= Stored rows =
[start]

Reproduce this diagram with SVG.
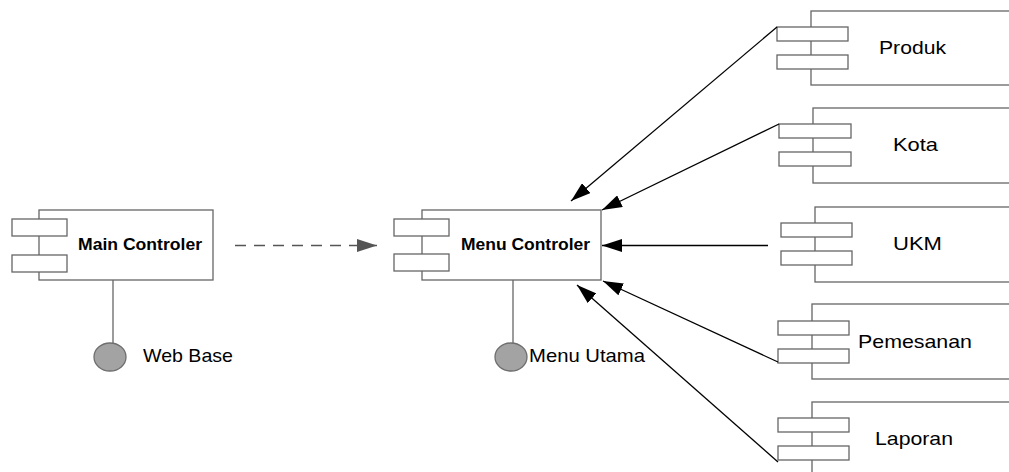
<svg xmlns="http://www.w3.org/2000/svg" width="1009" height="472" viewBox="0 0 1009 472">
<style>
.box{fill:#fff;stroke:#666;stroke-width:1.3}
.port{fill:#fff;stroke:#666;stroke-width:1.3}
.stem{stroke:#666;stroke-width:1.3;fill:none}
.iface{fill:#a3a3a3;stroke:#6e6e6e;stroke-width:1.3}
.b{font-family:"Liberation Sans",Arial,sans-serif;font-weight:bold;font-size:17px;fill:#000}
.t{font-family:"Liberation Sans",Arial,sans-serif;font-size:19px;fill:#000}
.dep{stroke:#555;stroke-width:1.5;stroke-dasharray:11 8;fill:none}
.use{stroke:#000;stroke-width:1.3;fill:none}
</style>
<defs>
<marker id="ah" markerUnits="userSpaceOnUse" markerWidth="21" markerHeight="13" refX="20" refY="6.5" orient="auto">
<path d="M0,0 L20,6.5 L0,13 z" fill="#000"/>
</marker>
<marker id="ahg" markerUnits="userSpaceOnUse" markerWidth="21" markerHeight="13" refX="20" refY="6.5" orient="auto">
<path d="M0,0 L20,6.5 L0,13 z" fill="#555"/>
</marker>
</defs>
<rect width="1009" height="472" fill="#fff"/>

<g id="main-controler">
<rect class="box" x="39" y="210" width="174" height="70"/>
<rect class="port" x="12" y="219" width="55" height="17"/>
<rect class="port" x="12" y="255" width="55" height="17"/>
<text class="b" x="78" y="250" textLength="124" lengthAdjust="spacingAndGlyphs">Main Controler</text>
</g>

<g id="web-base">
<line class="stem" x1="113" y1="280" x2="113" y2="343"/>
<ellipse class="iface" cx="110" cy="357" rx="16" ry="14"/>
<text class="t" x="143" y="362" textLength="90" lengthAdjust="spacingAndGlyphs">Web Base</text>
</g>

<g id="menu-controler">
<rect class="box" x="422" y="210" width="179" height="70"/>
<rect class="port" x="394" y="219" width="55" height="17"/>
<rect class="port" x="394" y="254" width="55" height="17"/>
<text class="b" x="461" y="250" textLength="129" lengthAdjust="spacingAndGlyphs">Menu Controler</text>
</g>

<g id="menu-utama">
<line class="stem" x1="513" y1="280" x2="513" y2="343"/>
<ellipse class="iface" cx="511" cy="357" rx="16" ry="14"/>
<text class="t" x="529" y="362" textLength="116" lengthAdjust="spacingAndGlyphs">Menu Utama</text>
</g>

<g id="produk">
<rect class="box" x="811" y="11" width="230" height="74"/>
<rect class="port" x="777" y="27" width="71" height="14"/>
<rect class="port" x="777" y="55" width="71" height="14"/>
<text class="t" x="879" y="54" textLength="67" lengthAdjust="spacingAndGlyphs">Produk</text>
</g>

<g id="kota">
<rect class="box" x="813" y="108" width="230" height="75"/>
<rect class="port" x="779" y="124" width="72" height="14"/>
<rect class="port" x="779" y="152" width="72" height="14"/>
<text class="t" x="893" y="151" textLength="45" lengthAdjust="spacingAndGlyphs">Kota</text>
</g>

<g id="ukm">
<rect class="box" x="815" y="207" width="230" height="75"/>
<rect class="port" x="781" y="223" width="71" height="14"/>
<rect class="port" x="781" y="251" width="71" height="14"/>
<text class="t" x="893" y="250" textLength="49" lengthAdjust="spacingAndGlyphs">UKM</text>
</g>

<g id="pemesanan">
<rect class="box" x="812" y="304" width="230" height="75"/>
<rect class="port" x="778" y="321" width="71" height="14"/>
<rect class="port" x="778" y="349" width="71" height="14"/>
<text class="t" x="858" y="348" textLength="114" lengthAdjust="spacingAndGlyphs">Pemesanan</text>
</g>

<g id="laporan">
<rect class="box" x="812" y="402" width="230" height="100"/>
<rect class="port" x="778" y="418" width="71" height="14"/>
<rect class="port" x="778" y="446" width="71" height="14"/>
<text class="t" x="875" y="445" textLength="78" lengthAdjust="spacingAndGlyphs">Laporan</text>
</g>

<g id="connectors">
<line class="dep" x1="235" y1="245.5" x2="377" y2="245.5" marker-end="url(#ahg)"/>
<line class="use" x1="777" y1="27" x2="571" y2="201" marker-end="url(#ah)"/>
<line class="use" x1="779" y1="124" x2="602" y2="210" marker-end="url(#ah)"/>
<line class="use" x1="768" y1="245.5" x2="602" y2="245.5" marker-end="url(#ah)"/>
<line class="use" x1="778" y1="362" x2="603" y2="281" marker-end="url(#ah)"/>
<line class="use" x1="778" y1="462" x2="577" y2="285" marker-end="url(#ah)"/>
</g>
</svg>
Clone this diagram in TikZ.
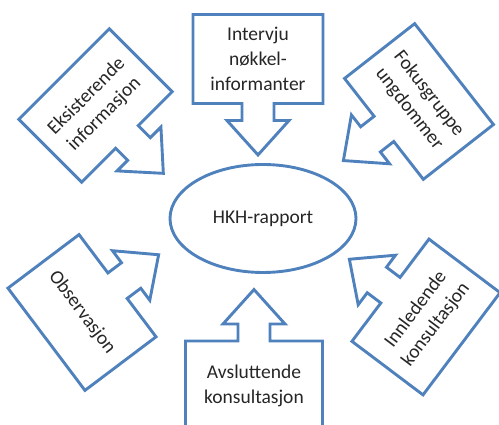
\documentclass[tikz,border=0pt]{standalone}
\usepackage{fontspec}
\setmainfont{Carlito}
\usepackage{xcolor}
\usepackage{tikz}
\usetikzlibrary{positioning,shapes.arrows,shapes.geometric}

\definecolor{boxline}{HTML}{4F81BD}

\tikzset{
    callout/.style={draw=boxline, line width=2.9pt, shape=arrow box, fill=white,
        minimum width=128pt, minimum height=89pt, inner sep=0pt, align=center,
        text=black!85, font=\fontsize{19.5}{25}\selectfont,
        arrow box shaft width=32pt, arrow box head extend=15pt,
        arrow box tip angle=84},
    down/.style={callout, arrow box arrows={south:50pt}},
    up/.style={callout, arrow box arrows={north:50pt}}
}

\begin{document}
\begin{tikzpicture}[x=1pt, y=1pt]
    \useasboundingbox (0,0) rectangle (499,425);
    \clip (0,0) rectangle (499,425);

    % Report
    \node[draw=boxline, line width=2.9pt, ellipse, minimum width=186pt, minimum height=108pt,
        inner sep=0pt, text=black!85, font=\fontsize{19.5}{25}\selectfont] (hkh) at (263,206.5) {HKH-rapport};

    % Inputs above
    \node[down, minimum width=130pt] (intervju) at (258,366) {Intervju\\nøkkel-\\informanter};
    \node[down, rotate=45] (eksist) at (95.5,319.5) {Eksisterende\\informasjon};
    \node[down, rotate=-52] (fokus) at (419,323.5) {Fokusgruppe\\ungdommer};

    % Inputs below
    \node[up, rotate=-53] (obs) at (82,112.5) {Observasjon};
    \node[up, rotate=53] (innl) at (426,108) {Innledende\\konsultasjon};
    \node[up, minimum width=137pt] (avsl) at (254,39.5) {Avsluttende\\konsultasjon};
\end{tikzpicture}
\end{document}
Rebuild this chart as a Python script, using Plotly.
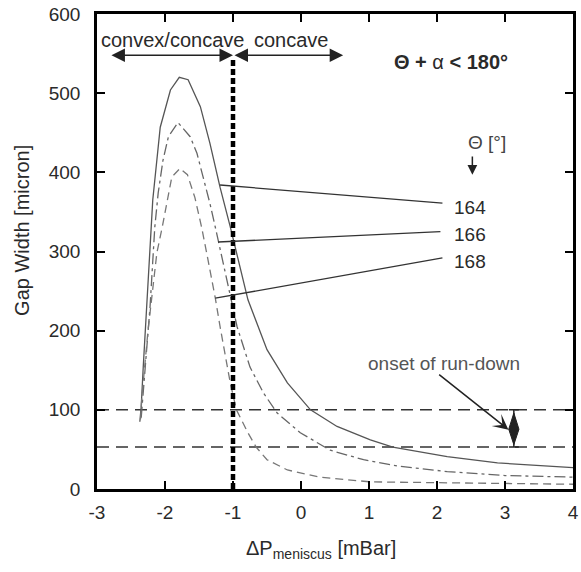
import plotly.graph_objects as go

# ---- data ----
theta_labels = ["164", "166", "168"]

x_164 = [-2.37, -2.35, -2.32, -2.26, -2.22, -2.18, -2.07, -1.92, -1.79, -1.66, -1.48, -1.34,
         -1.19, -1.04, -0.78, -0.50, -0.20, 0.14, 0.53, 1.02, 1.35, 2.15, 2.89, 4.0]
y_164 = [85, 104, 154, 239, 298, 365, 457, 504, 520, 517, 483, 437,
         381, 331, 239, 176, 134, 100, 79, 62, 53, 41, 33, 27]

x_166 = [-2.35, -2.30, -2.22, -2.15, -2.10, -2.03, -1.95, -1.81, -1.63, -1.53, -1.44, -1.34,
         -1.24, -0.94, -0.75, -0.55, -0.35, -0.01, 0.43, 0.92, 1.42, 2.15, 3.0, 4.0]
y_166 = [90, 140, 230, 331, 374, 415, 445, 463, 445, 424, 394, 361,
         323, 205, 154, 121, 96, 71, 49, 37, 29, 22, 17, 15]

x_168 = [-2.36, -2.34, -2.25, -2.12, -2.04, -1.97, -1.90, -1.78, -1.67, -1.56, -1.46, -1.38,
         -1.31, -1.26, -1.19, -1.11, -1.04, -0.95, -0.78, -0.66, -0.50, -0.20, 0.28, 1.02,
         2.0, 3.0, 4.0]
y_168 = [88, 116, 200, 298, 331, 365, 394, 405, 397, 368, 330, 295,
         265, 241, 205, 167, 134, 100, 71, 53, 37, 24, 15, 9,
         8, 7, 6]

# leader lines: curve point -> label point
leader_start_x = [-1.19, -1.22, -1.26]
leader_start_y = [384, 312, 241]
leader_end_x = [2.08, 2.05, 2.08]
leader_end_y = [361, 325, 292]
label_y = [356, 322, 287]

run_down_levels = [53, 100]
boundary_x = -1
x_ticks = [-3, -2, -1, 0, 1, 2, 3, 4]
x_tick_text = ["-3", "-2", "-1", "0", "1", "2", "3", "4"]
y_ticks = [0, 100, 200, 300, 400, 500, 600]
y_tick_text = ["0", "100", "200", "300", "400", "500", "600"]

FONT = "Liberation Sans, Arial, sans-serif"
TXT = "#2a2a2a"

fig = go.Figure()

# run-down band lines
for lvl in run_down_levels:
    fig.add_trace(go.Scatter(x=[-3, 4], y=[lvl, lvl], mode="lines",
                             line=dict(color="#333333", width=1.5, dash="12px,7px"),
                             showlegend=False, hoverinfo="skip"))

# curves
fig.add_trace(go.Scatter(x=x_164, y=y_164, mode="lines", name="164",
                         line=dict(color="#555555", width=1.3), showlegend=False))
fig.add_trace(go.Scatter(x=x_166, y=y_166, mode="lines", name="166",
                         line=dict(color="#666666", width=1.3, dash="11px,4px,3px,4px"),
                         showlegend=False))
fig.add_trace(go.Scatter(x=x_168, y=y_168, mode="lines", name="168",
                         line=dict(color="#777777", width=1.3, dash="8px,5px"),
                         showlegend=False))

# boundary convex/concave
fig.add_trace(go.Scatter(x=[boundary_x, boundary_x], y=[0, 545], mode="lines",
                         line=dict(color="black", width=4.5, dash="6px,3px"),
                         showlegend=False, hoverinfo="skip"))

# leader lines
for i in range(3):
    fig.add_trace(go.Scatter(x=[leader_start_x[i], leader_end_x[i]],
                             y=[leader_start_y[i], leader_end_y[i]], mode="lines",
                             line=dict(color="#333333", width=1.3),
                             showlegend=False, hoverinfo="skip"))

# run-down marker: capped bar + diamond
bx = 3.13
lo, hi = run_down_levels
mid = (lo + hi) / 2
fig.add_trace(go.Scatter(x=[bx], y=[mid], mode="markers",
                         marker=dict(size=1, color="#222222"),
                         error_y=dict(type="data", array=[hi - mid], arrayminus=[mid - lo],
                                      color="#222222", thickness=1.5, width=5),
                         showlegend=False, hoverinfo="skip"))
hw = 0.075
fig.add_trace(go.Scatter(x=[bx, bx + hw, bx, bx - hw, bx],
                         y=[hi - 4, mid - 1, lo + 3, mid - 1, hi - 4],
                         mode="lines", fill="toself", fillcolor="#222222",
                         line=dict(color="#222222", width=1),
                         showlegend=False, hoverinfo="skip"))

ann = []
# labels 164/166/168
for i, t in enumerate(theta_labels):
    ann.append(dict(x=2.22, y=label_y[i], text=t, showarrow=False, xanchor="left",
                    yanchor="middle", font=dict(size=19, color=TXT, family=FONT)))

# top arrows
for x0, x1 in [(-2.81, boundary_x), (boundary_x, 0.62)]:
    ann.append(dict(x=x1, y=548, ax=x0, ay=548, xref="x", yref="y", axref="x", ayref="y",
                    text="", showarrow=True, arrowhead=2, arrowside="end+start",
                    arrowsize=1.8, arrowwidth=1.5, arrowcolor="#222222"))

ann.append(dict(x=-2.97, y=567, text="convex/concave", showarrow=False, xanchor="left",
                yanchor="middle", font=dict(size=20, color=TXT, family=FONT)))
ann.append(dict(x=-0.72, y=567, text="concave", showarrow=False, xanchor="left",
                yanchor="middle", font=dict(size=20, color=TXT, family=FONT)))
ann.append(dict(x=2.2, y=539, text="<b>Θ + </b>α<b> &lt; 180°</b>", showarrow=False,
                xanchor="center", yanchor="middle", font=dict(size=20, color=TXT, family=FONT)))
ann.append(dict(x=2.73, y=438, text="Θ [°]", showarrow=False, xanchor="center",
                yanchor="middle", font=dict(size=19, color="#444444", family=FONT)))
ann.append(dict(x=2.52, y=397, ax=2.52, ay=422, xref="x", yref="y", axref="x", ayref="y",
                text="", showarrow=True, arrowhead=2, arrowsize=1.3, arrowwidth=1.5,
                arrowcolor="#222222"))
ann.append(dict(x=2.1, y=159, text="onset of run-down", showarrow=False, xanchor="center",
                yanchor="middle", font=dict(size=19, color="#555555", family=FONT)))
ann.append(dict(x=3.05, y=75, ax=2.01, ay=146, xref="x", yref="y", axref="x", ayref="y",
                text="", showarrow=True, arrowhead=3, arrowsize=1.7, arrowwidth=1.5,
                arrowcolor="#222222"))

# axis titles
ann.append(dict(x=0.4706, y=-0.128, xref="paper", yref="paper",
                text="ΔP<sub>meniscus</sub> [mBar]", showarrow=False, xanchor="center",
                yanchor="middle", font=dict(size=20, color=TXT, family=FONT)))
ann.append(dict(x=-0.158, y=0.545, xref="paper", yref="paper", text="Gap Width [micron]",
                showarrow=False, textangle=-90, xanchor="center", yanchor="middle",
                font=dict(size=20, color=TXT, family=FONT)))

axis_common = dict(showline=True, linecolor="black", linewidth=2.5, mirror="allticks",
                   ticks="inside", ticklen=8, tickwidth=1.5, tickcolor="black",
                   showgrid=False, zeroline=False, automargin=False,
                   tickfont=dict(size=19, color=TXT, family=FONT))

fig.update_layout(
    width=581, height=572,
    margin=dict(l=97, r=8, t=14, b=83),
    plot_bgcolor="white", paper_bgcolor="white",
    xaxis=dict(range=[-3, 4], tickvals=x_ticks, ticktext=x_tick_text,
               ticklabelstandoff=4, **axis_common),
    yaxis=dict(range=[0, 600], tickvals=y_ticks, ticktext=y_tick_text,
               ticklabelstandoff=10, **axis_common),
    annotations=ann,
    showlegend=False,
)

fig.write_html("out.html", config={"displayModeBar": False},
               post_script="document.body.style.margin='0';document.body.style.overflow='hidden';")
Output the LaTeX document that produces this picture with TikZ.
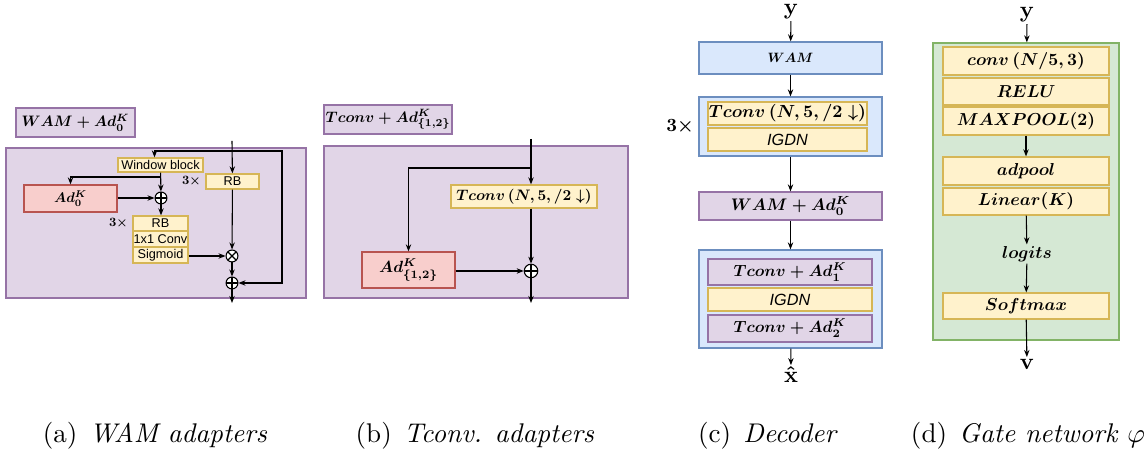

[end]

= Stated goal =
Find the lines that include the string "this", then copy each of them.

= Written response =
Reproduce this diagram with SVG.
Clone this diagram in TikZ.
Rebuild this chart as a Python script, using Plotly.
Output the LaTeX document that produces this picture with TikZ.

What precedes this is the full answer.